Invasion!, justifiably, places a significant amount of focus on the Arrow characters and thus leaves comparatively little room for the continuation of the overall crossover narrative. The subplot we do get as Team Arrow plus superpowered back-up Flash and Supergirl hunt down the location of the abducted heroes is quite noticeably weaker and less thought-out than the alternate reality plotline. The vague emotional arc that Invasion! tries to pass off in order to justify the super-powered digressions on a thematic level (about Wild Dog learning to accept meta-humans and aliens) is extremely threadbare, resolved so abruptly that it’s hard to discern why the writers even bothered in the first place. Nonetheless, there’s still a lot of fun to be had in these crossover scenes, from Rory and Curtis’ enthusiastic reactions to meeting the Flash and Supergirl to all the geeky interplay in the lab thanks to Cisco’s arrival, and Grant Gustin and Melissa Benoist are as charming as ever in their brief scenes. It’s abundantly clear that tomorrow’s episode of Legends of Tomorrow plans to dial back up the crossover material, and The Flash certainly covered a lot of interplay between heroes, so it’s not too frustrating that this episode is relatively light on crossover scenes, especially since it lends more time to the emotional arc of the story. Nonetheless, the subplot can feel like an afterthought, dutifully packed in to remind viewers that they’re still watching a crossover instead of naturally slotting into the story that’s being told here.
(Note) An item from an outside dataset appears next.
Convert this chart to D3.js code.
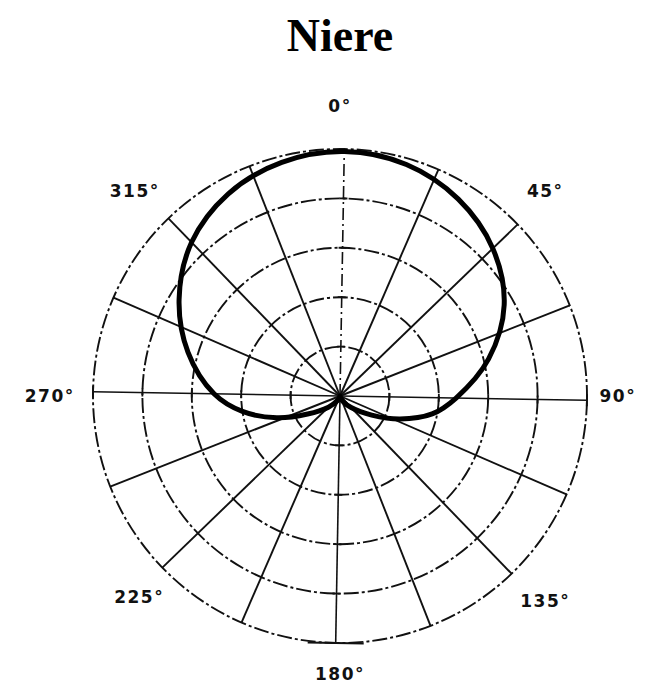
<!DOCTYPE html>
<html>
<head>
<meta charset="utf-8">
<script src="https://cdn.jsdelivr.net/npm/d3@7"></script>
<style>
  body { margin: 0; background: #fff; }
  svg { display: block; }
</style>
</head>
<body>
<svg id="chart" width="665" height="687"></svg>
<script>
// polar pattern (angle in degrees, clockwise from 0° at top; gain 0..1)
const angles = [0, 15, 30, 45, 60, 75, 90, 100, 110, 120, 135, 150, 165, 180,
                195, 210, 225, 240, 250, 260, 270, 285, 300, 315, 330, 345];
const gains = [0.99, 0.975, 0.93, 0.86, 0.76, 0.62, 0.47, 0.38, 0.26, 0.15, 0.065, 0.025, 0.008, 0,
               0.008, 0.025, 0.065, 0.15, 0.27, 0.40, 0.51, 0.64, 0.76, 0.865, 0.935, 0.975];

const rings = [0.2, 0.4, 0.6, 0.8, 1.0];
const spokes = [0, 22.5, 45, 67.5, 90, 112.5, 135, 157.5, 180, 202.5, 225, 247.5, 270, 292.5, 315, 337.5];
const labelAngles = [0, 45, 90, 135, 180, 225, 270, 315];
const labelTexts = ["0°", "45°", "90°", "135°", "180°", "225°", "270°", "315°"];

const cx = 340, cy = 396, R = 247;
const ink = "#111";

const svg = d3.select("#chart");
const r = d3.scaleLinear().domain([0, 1]).range([0, R]);
const rad = a => a * Math.PI / 180;
const px = (a, v) => r(v) * Math.sin(rad(a));
const py = (a, v) => -r(v) * Math.cos(rad(a));

svg.append("text")
    .attr("x", 340).attr("y", 51)
    .attr("text-anchor", "middle")
    .attr("font-family", "Liberation Serif, Times New Roman, serif")
    .attr("font-weight", "bold")
    .attr("font-size", 46)
    .text("Niere");

const g = svg.append("g").attr("transform", `translate(${cx},${cy}) rotate(1)`);

// rings
g.selectAll(".ring").data(rings).join("circle")
    .attr("class", "ring")
    .attr("r", d => r(d))
    .attr("fill", "none")
    .attr("stroke", ink)
    .attr("stroke-width", 1.9)
    .attr("stroke-dasharray", "15,3,3,3");

// spokes
g.selectAll(".spoke").data(spokes).join("line")
    .attr("class", "spoke")
    .attr("x1", 0).attr("y1", 0)
    .attr("x2", d => px(d, 1)).attr("y2", d => py(d, 1))
    .attr("stroke", ink)
    .attr("stroke-width", d => (d % 90 === 0 ? 1.6 : 1.9))
    .attr("stroke-dasharray", d => (d === 0 ? "12,4,2,4" : null));

// small ticks where the rings cross the main axes
const axisTicks = [];
[0, 90, 180, 270].forEach(a => rings.slice(0, 4).forEach(v => axisTicks.push({a, v, len: 4})));
g.selectAll(".tick").data(axisTicks).join("line")
    .attr("class", "tick")
    .attr("x1", d => px(d.a, d.v) + d.len * Math.cos(rad(d.a)))
    .attr("y1", d => py(d.a, d.v) + d.len * Math.sin(rad(d.a)))
    .attr("x2", d => px(d.a, d.v) - d.len * Math.cos(rad(d.a)))
    .attr("y2", d => py(d.a, d.v) - d.len * Math.sin(rad(d.a)))
    .attr("stroke", ink)
    .attr("stroke-width", 1.8);

// end bars on the axes at the outer ring
const ends = [{a: 90, len: 6}, {a: 270, len: 6}, {a: 180, len: 28}];
g.selectAll(".end").data(ends).join("line")
    .attr("class", "end")
    .attr("x1", d => px(d.a, 1) + d.len * Math.cos(rad(d.a)))
    .attr("y1", d => py(d.a, 1) + d.len * Math.sin(rad(d.a)))
    .attr("x2", d => px(d.a, 1) - d.len * Math.cos(rad(d.a)))
    .attr("y2", d => py(d.a, 1) - d.len * Math.sin(rad(d.a)))
    .attr("stroke", ink)
    .attr("stroke-width", 1.9);

// pattern
const pts = angles.map((a, i) => ({a, g: gains[i]}));
const line = d3.lineRadial()
    .angle(d => rad(d.a))
    .radius(d => r(d.g))
    .curve(d3.curveCatmullRomClosed.alpha(0.5));

g.append("path")
    .attr("d", line(pts))
    .attr("fill", "none")
    .attr("stroke", "#000")
    .attr("stroke-width", 5)
    .attr("stroke-linejoin", "round");

// angle labels (labels on the right and bottom sit a bit closer to the ring)
const labelDist = a => (a === 90 || a === 180 ? 1.125 : a === 225 ? 1.15 : 1.175);
svg.selectAll(".lab").data(labelAngles).join("text")
    .attr("class", "lab")
    .attr("x", d => cx + px(d, labelDist(d)))
    .attr("y", d => cy + py(d, labelDist(d)))
    .attr("dy", "0.35em")
    .attr("text-anchor", "middle")
    .attr("font-family", "DejaVu Sans, sans-serif")
    .attr("font-weight", "bold")
    .attr("font-size", 17)
    .attr("letter-spacing", 1.5)
    .attr("fill", ink)
    .text((d, i) => labelTexts[i]);
</script>
</body>
</html>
What certainly does work better in terms of crossovers is our final left-field turn into full on sci-fi territory as Arrow’s grounded emotionality segues into the operatic weirdness of Legends of Tomorrow. It’s a really enjoyable burst of craziness after the heavy focus upon character that manages to reinvigorate the momentum of the overall crossover, reminding us of the insanity that exists just an inch beyond the margins of Arrow’s typical framework. A tribute to 100 episodes ought to fit in a recognition of the expanded and diverse universe that this show spawned, and the final act does that very well, arguably better than the crossover subplot itself. We’re left with another major cliffhanger to chew over, as the Dominators steer their mothership towards Earth in preparation for their full-on invasion. The final shot of the enormous spaceship heading to Earth tantalisingly sets-up the grand scale and ambition of the final battle that’s to come as the crossover enters its last stage, and should hopefully lead to a real focus on the Dominators as villains as they finally unleash their plans. Tomorrow, it’s (ahem) Legends of Tomorrow’s turn to wrap up this year’s crossover as the collected heroes gather together for a final battle against the Dominators…
Rating: 9/10
Arrow’s chapter of Invasion! is an exceptional episode, paying tribute to 100 episodes in the best way possible. The image of Oliver nodding to the ghosts of his past before moving ahead to confront the Dominators sums up this episode’s rock-solid emotional story, where the show looks back into its past in order to keep its character moving forward into a more hopeful future. The crossover subplot with Flash and Supergirl is somewhat weaker, weighing down the episode a little, but this was a fantastic middle chapter on the whole.